Не один раз встречаются в неопубликованных рукописях писателя строки, открывающие как бы другого, неведомого нам, беспокойного и будто бы потерявшего веру в себя Шварца. «Может быть, придет день и исчезнет отвращение к письменному столу? И вернется тот поток, который так радовал меня в ранней молодости, когда я писал свои безобразные, похожие на ископаемых чудищ стихи? Конечно, он вернется! И я вижу, переживаю с массой подробностей себя в новом качестве. Я неутомимый работник! Я живу без вечного ужаса перед своей уродливостью! Я больше не глухонемой! Я слышу и говорю!..»

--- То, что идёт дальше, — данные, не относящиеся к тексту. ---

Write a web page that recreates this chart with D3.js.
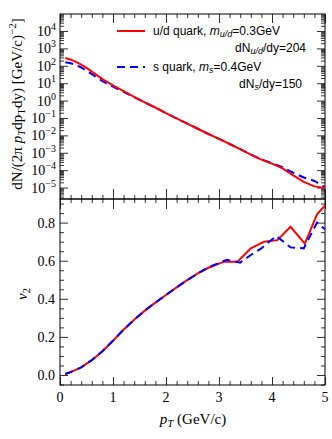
<!DOCTYPE html>
<html>
<head>
<meta charset="utf-8">
<script src="https://cdn.jsdelivr.net/npm/d3@7"></script>
<style>
  body { margin: 0; background: #fff; }
  svg { display: block; }
  .serif { font-family: "Liberation Serif", "Times New Roman", serif; }
  .sans { font-family: "Liberation Sans", Arial, sans-serif; }
</style>
</head>
<body>
<svg id="chart" width="332" height="439"></svg>
<script>
// spectra
var ptSpec = [0.1, 0.2, 0.3, 0.4, 0.5, 0.6, 0.8, 1.0, 1.2, 1.4, 1.6, 1.8, 2.0, 2.2, 2.4, 2.6,
    2.8, 3.0, 3.2, 3.4, 3.6, 3.8, 4.0, 4.2, 4.4, 4.6, 4.8, 5.0];
var specUD = [280, 225, 170, 118, 76, 46, 17, 7.6, 3.5, 1.66, 0.79, 0.40, 0.19, 0.095, 0.048, 0.024,
    0.012, 6.3e-3, 3.2e-3, 1.6e-3, 7.9e-4, 4.0e-4, 2.4e-4, 1.26e-4, 5.0e-5, 2.1e-5, 1.17e-5, 9.3e-6];
var specS = [160, 140, 112, 80, 52, 33, 13, 6.3, 3.2, 1.55, 0.77, 0.39, 0.19, 0.094, 0.048, 0.024,
    0.012, 6.3e-3, 3.2e-3, 1.6e-3, 8.0e-4, 4.1e-4, 2.5e-4, 1.5e-4, 7.1e-5, 3.8e-5, 2.4e-5, 1.07e-5];

// elliptic flow, lower panel
var ptV2UD = [0.1, 0.2, 0.4, 0.6, 0.8, 1.0, 1.2, 1.4, 1.6, 1.8, 2.0, 2.2, 2.4, 2.6, 2.8, 3.0,
    3.1, 3.35, 3.6, 3.85, 4.1, 4.35, 4.62, 4.85, 5.0];
var v2UD = [0.005, 0.015, 0.04, 0.078, 0.125, 0.18, 0.238, 0.29, 0.338, 0.38, 0.42, 0.46, 0.498, 0.533, 0.563, 0.585,
    0.595, 0.595, 0.665, 0.70, 0.708, 0.778, 0.69, 0.844, 0.89];
var ptV2S = [0.1, 0.2, 0.4, 0.6, 0.8, 1.0, 1.2, 1.4, 1.6, 1.8, 2.0, 2.2, 2.4, 2.6, 2.8, 3.0,
    3.15, 3.4, 3.6, 3.8, 4.08, 4.35, 4.6, 4.85, 5.0];
var v2S = [0.005, 0.015, 0.04, 0.078, 0.125, 0.18, 0.238, 0.29, 0.338, 0.38, 0.42, 0.46, 0.498, 0.533, 0.565, 0.588,
    0.605, 0.59, 0.63, 0.665, 0.73, 0.67, 0.665, 0.80, 0.765];

var decades = [-5, -4, -3, -2, -1, 0, 1, 2, 3, 4];
var v2Ticks = [0.0, 0.2, 0.4, 0.6, 0.8];
var xTicks = [0, 1, 2, 3, 4, 5];

var svg = d3.select('#chart');

var left = 60, right = 325, top1 = 14, mid = 199, bot = 385;

var x = d3.scaleLinear().domain([0, 5]).range([left, right]);
var yLog = d3.scaleLog().domain([2.2e-6, 9.5e4]).range([mid, top1]);
var yV2 = d3.scaleLinear().domain([-0.0525, 0.924]).range([bot, mid]);

var xMinor = d3.range(0, 5.01, 0.2).filter(function (d) { return Math.abs(d - Math.round(d)) > 0.01; });
var logMinor = [];
decades.concat([-6]).forEach(function (e) {
    for (var k = 2; k <= 9; k++) {
        var v = k * Math.pow(10, e);
        if (v > 2.2e-6 && v < 9.5e4) logMinor.push(v);
    }
});
var v2Minor = d3.range(-0.05, 0.92, 0.05).filter(function (d) {
    return Math.abs(d * 5 - Math.round(d * 5)) > 0.01;
});

function styleAxis(g) {
    g.select('.domain').remove();
    g.selectAll('line').attr('stroke', '#333').attr('stroke-width', 1);
}

// x tick axes helper
function xAxes(y, dir, major, minor) {
    var mk = dir === 'up' ? d3.axisTop : d3.axisBottom;
    svg.append('g').attr('transform', 'translate(0,' + y + ')')
        .call(mk(x).tickValues(xTicks).tickSize(major).tickFormat('')).call(styleAxis);
    svg.append('g').attr('transform', 'translate(0,' + y + ')')
        .call(mk(x).tickValues(xMinor).tickSize(minor).tickFormat('')).call(styleAxis);
}
// top frame ticks (pointing down into the panel)
xAxes(top1, 'up', -9, -4);
// shared boundary: ticks on both sides
xAxes(mid, 'up', 10, 4);
xAxes(mid, 'down', 10, 4);
// bottom frame ticks (pointing up)
xAxes(bot, 'down', -8, -4);

// y axes, left and right
function yAxes(scale, major, minor) {
    svg.append('g').attr('transform', 'translate(' + left + ',0)')
        .call(d3.axisLeft(scale).tickValues(major).tickSize(-8).tickFormat('')).call(styleAxis);
    svg.append('g').attr('transform', 'translate(' + left + ',0)')
        .call(d3.axisLeft(scale).tickValues(minor).tickSize(-4).tickFormat('')).call(styleAxis);
    svg.append('g').attr('transform', 'translate(' + right + ',0)')
        .call(d3.axisRight(scale).tickValues(major).tickSize(-8).tickFormat('')).call(styleAxis);
    svg.append('g').attr('transform', 'translate(' + right + ',0)')
        .call(d3.axisRight(scale).tickValues(minor).tickSize(-4).tickFormat('')).call(styleAxis);
}
yAxes(yLog, decades.map(function (e) { return Math.pow(10, e); }), logMinor);
yAxes(yV2, v2Ticks, v2Minor);

// frames
svg.append('rect').attr('x', left).attr('y', top1).attr('width', right - left).attr('height', mid - top1)
    .attr('fill', 'none').attr('stroke', '#000').attr('stroke-width', 1);
svg.append('rect').attr('x', left).attr('y', mid).attr('width', right - left).attr('height', bot - mid)
    .attr('fill', 'none').attr('stroke', '#000').attr('stroke-width', 1);

// tick labels
var logLab = svg.append('g').attr('class', 'serif').selectAll('text')
    .data(decades).enter().append('text')
    .attr('x', 56)
    .attr('y', function (d) { return yLog(Math.pow(10, d)) + 5; })
    .attr('text-anchor', 'end')
    .attr('font-size', 14)
    .attr('fill', '#000');
logLab.append('tspan').text('10');
logLab.append('tspan').attr('dy', -6).attr('font-size', 10)
    .text(function (d) { return d < 0 ? '\u2212' + (-d) : d; });

svg.append('g').attr('class', 'serif').selectAll('text')
    .data(v2Ticks).enter().append('text')
    .attr('x', 55)
    .attr('y', function (d) { return yV2(d) + 5; })
    .attr('text-anchor', 'end')
    .attr('font-size', 14)
    .text(function (d) { return d3.format('.1f')(d); });

svg.append('g').attr('class', 'serif').selectAll('text')
    .data(xTicks).enter().append('text')
    .attr('x', function (d) { return x(d); })
    .attr('y', 402)
    .attr('text-anchor', 'middle')
    .attr('font-size', 14)
    .text(function (d) { return d; });

// axis titles
var xt = svg.append('text').attr('class', 'serif')
    .attr('x', 193).attr('y', 424).attr('text-anchor', 'middle').attr('font-size', 15);
xt.append('tspan').attr('font-style', 'italic').text('p');
xt.append('tspan').attr('font-style', 'italic').attr('font-size', 11).attr('dy', 3).text('T');
xt.append('tspan').attr('dy', -3).text(' (GeV/c)');

var yt = svg.append('text').attr('class', 'serif')
    .attr('transform', 'translate(22,104) rotate(-90)')
    .attr('text-anchor', 'middle').attr('font-size', 15);
yt.append('tspan').text('dN/(2\u03c0 ');
yt.append('tspan').attr('font-style', 'italic').text('p');
yt.append('tspan').attr('font-style', 'italic').attr('font-size', 11).attr('dy', 3).text('T');
yt.append('tspan').attr('dy', -3).text('dp');
yt.append('tspan').attr('font-size', 11).attr('dy', 3).text('T');
yt.append('tspan').attr('dy', -3).text('dy) [GeV/c)');
yt.append('tspan').attr('font-size', 11).attr('dy', -6).text('\u22122');
yt.append('tspan').attr('dy', 6).text(']');

var vt = svg.append('text').attr('class', 'serif')
    .attr('transform', 'translate(27,294) rotate(-90)')
    .attr('text-anchor', 'middle').attr('font-size', 15);
vt.append('tspan').attr('font-style', 'italic').text('v');
vt.append('tspan').attr('font-size', 11).attr('dy', 3).text('2');

// curves
var lineLog = function (xs) {
    return d3.line().x(function (d, i) { return x(xs[i]); }).y(function (d) { return yLog(d); });
};
var lineV2 = function (xs) {
    return d3.line().x(function (d, i) { return x(xs[i]); }).y(function (d) { return yV2(d); });
};

var plot = svg.append('g');
plot.append('path').datum(specS).attr('d', lineLog(ptSpec))
    .attr('fill', 'none').attr('stroke', '#0000ff').attr('stroke-width', 2).attr('stroke-dasharray', '8,5');
plot.append('path').datum(specUD).attr('d', lineLog(ptSpec))
    .attr('fill', 'none').attr('stroke', '#ff0000').attr('stroke-width', 2);
plot.append('path').datum(v2UD).attr('d', lineV2(ptV2UD))
    .attr('fill', 'none').attr('stroke', '#ff0000').attr('stroke-width', 2);
plot.append('path').datum(v2S).attr('d', lineV2(ptV2S))
    .attr('fill', 'none').attr('stroke', '#0000ff').attr('stroke-width', 2).attr('stroke-dasharray', '8,5');

// legend
var leg = svg.append('g').attr('class', 'sans').attr('font-size', 12);
leg.append('line').attr('x1', 117).attr('x2', 145).attr('y1', 31).attr('y2', 31)
    .attr('stroke', '#ff0000').attr('stroke-width', 2);
var t1 = leg.append('text').attr('x', 153).attr('y', 35);
t1.append('tspan').text('u/d quark, ');
t1.append('tspan').attr('font-style', 'italic').text('m');
t1.append('tspan').attr('font-style', 'italic').attr('font-size', 9).attr('dy', 2).text('u/d');
t1.append('tspan').attr('dy', -2).text('=0.3GeV');
var t2 = leg.append('text').attr('x', 306).attr('y', 52).attr('text-anchor', 'end');
t2.append('tspan').text('dN');
t2.append('tspan').attr('font-style', 'italic').attr('font-size', 9).attr('dy', 2).text('u/d');
t2.append('tspan').attr('dy', -2).text('/dy=204');

leg.append('line').attr('x1', 117).attr('x2', 145).attr('y1', 67).attr('y2', 67)
    .attr('stroke', '#0000ff').attr('stroke-width', 2).attr('stroke-dasharray', '8,5');
var t3 = leg.append('text').attr('x', 153).attr('y', 71);
t3.append('tspan').text('s quark, ');
t3.append('tspan').attr('font-style', 'italic').text('m');
t3.append('tspan').attr('font-style', 'italic').attr('font-size', 9).attr('dy', 2).text('s');
t3.append('tspan').attr('dy', -2).text('=0.4GeV');
var t4 = leg.append('text').attr('x', 302).attr('y', 88).attr('text-anchor', 'end');
t4.append('tspan').text('dN');
t4.append('tspan').attr('font-style', 'italic').attr('font-size', 9).attr('dy', 2).text('s');
t4.append('tspan').attr('dy', -2).text('/dy=150');
</script>
</body>
</html>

Как будто бы и в самом деле неожиданны и не согласуются это тоскливое беспокойство и возбужденная, мучительная надежда с образом проницательного, далеко и ясно видевшего художника… Нет, подлинные надежды и ожидания писателя нисколько не были похожи на эти обгоняющие друг друга, судорожные, самообманные восклицательные знаки. Все вновь выяснившееся и как будто бы неожиданно открывшееся — не что иное, как сложное и глубокое подтверждение того, что можно было и следовало предполагать раньше. Настоящий художник неделим, и притом неделим даже в противоречиях своих, в пережитых им тревогах и поисках, неделим в главном, в том, ради чего неутомимо и бурно, день ото дня кипело его воображение.
Неоткуда было бы, вероятно, взяться его мудрости, если бы он шел в своей внутренней жизни гладкой и кем-то, еще до него, укатанной дорогой.
Легкие праздничные прогулки художника не умудряют. Негде было бы взяться его душевному покою, покою правоты и убежденности, если бы не прошел художник сквозь огонь сомнений и тревог, через пережитую им тяжкую неуверенность в себе и даже непонимание собственного поприща. Можно не сомневаться в том, что на всем когда-либо придуманном, познанном и сочиненном писателем остались живые, нестираемые следы побежденных им внутренних испытаний.